According to the prosecutors, on June 11 and 12, 1990, the state authorities decided to start a violent attack against the demonstrators in the University Square from Bucharest, who were mainly militating for the adoption of point 8 of the Timisoara Proclamation and who were peacefully expressing their political opinions in contradiction with the ones of the majority forming the political power at that time. According to prosecutors, forces of the Interior Ministry, National Defense Ministry, Romanian Intelligence Services and over ten thousands miners and other workers from several regions of the country were unlawfully involved in this attack.
Prosecutors mention that the attack was started in the morning of June 13, 1990, with the following consequences: the death by shooting of four people (which means the same number of material deeds of the crime), the injury of the physical or mental integrity of a total number of 1,388 people (which means the same number of material deeds of the crime) and the deprivation of the fundamental right to freedom for political reasons, of a total number of 1,250 people.
In this action, more than two hundred people were picked up and transported to a military unit of the Interior Ministry located in Magurele, where they were kept until the afternoon of the same day, when they were allowed to leave, after they were superficially investigated, while at the same time, people entered by force, without any right, into the headquarters of the Institute of Architecture and of Bucharest University, several offices being searched and people from inside being evicted by acts of violence.

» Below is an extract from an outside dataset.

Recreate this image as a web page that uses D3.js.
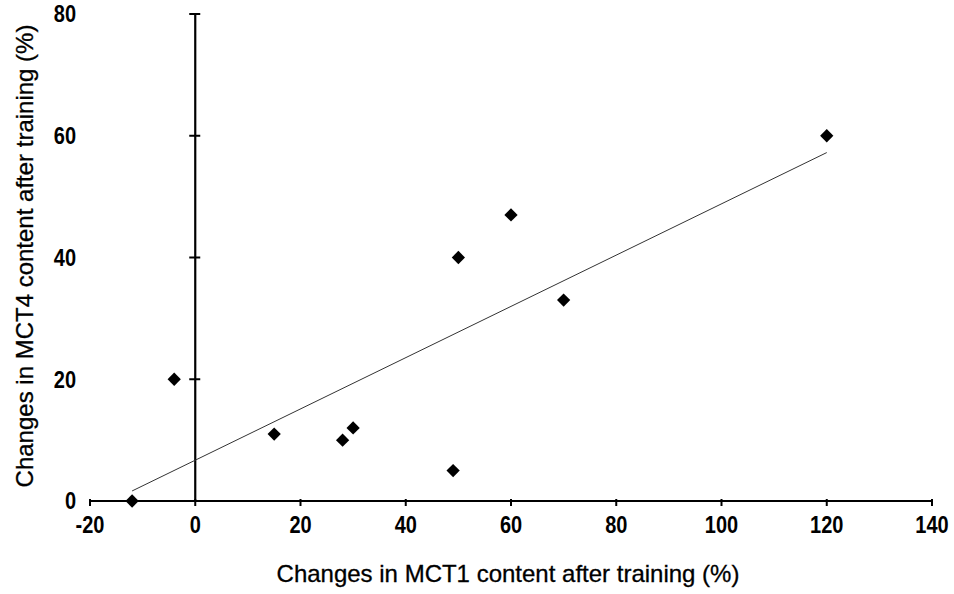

“According to the decision taken by the Provisional Council of National Union, the Prime Minister of the Romanian Government, the Vice PM, the leaders of the force institutions, and by people in the leadership of the National Salvation Front, workers from the Bucharest Heavy Machines Enterprise coordinated b their manager were brought in the University Square. The workers acted violently, physically assaulting people they met in the area of the Institute of Architecture, and then they occupied the University Square together with the police forces, in order to prevent the return of the demonstrators. The actions taken by the state authorities caused a violent reply of their opponents, so the headquarters of the Bucharest Police, Interior Ministry, Romanian Television and Romanian Intelligence Service were burned down”, prosecutors say.
Investigators also say that weapons with war ammunition were used by the police forces, four people being killed and other three people being wounded also by shooting in these circumstances.
The repression of the authorities continued on June 14 and 15, 1990, by a systematic attack conducted together with the miners and workers from several counties of the country, who became a real police force, parallel with the ones recognized and organized according to the law. In this context, the miners brought in Bucharest devastated the headquarters of the new established or re-established political parties after the Revolution of December 1989, which were in the opposition. They also assaulted the inhabitants of Bucharest and other people in connection with the demonstrations in the University Square. The images with the acts of violence committed by miners on the streets of the city were circulated worldwide.
46 people who are defendants or suspects, 1,388 injured persons, 146 successors of the victims and 589 witnesses were heard in this case, and around 2,300 summons were issued.
The Miners’ Riot case has 413 volumes, and the indictment in this case has 2,000 pages.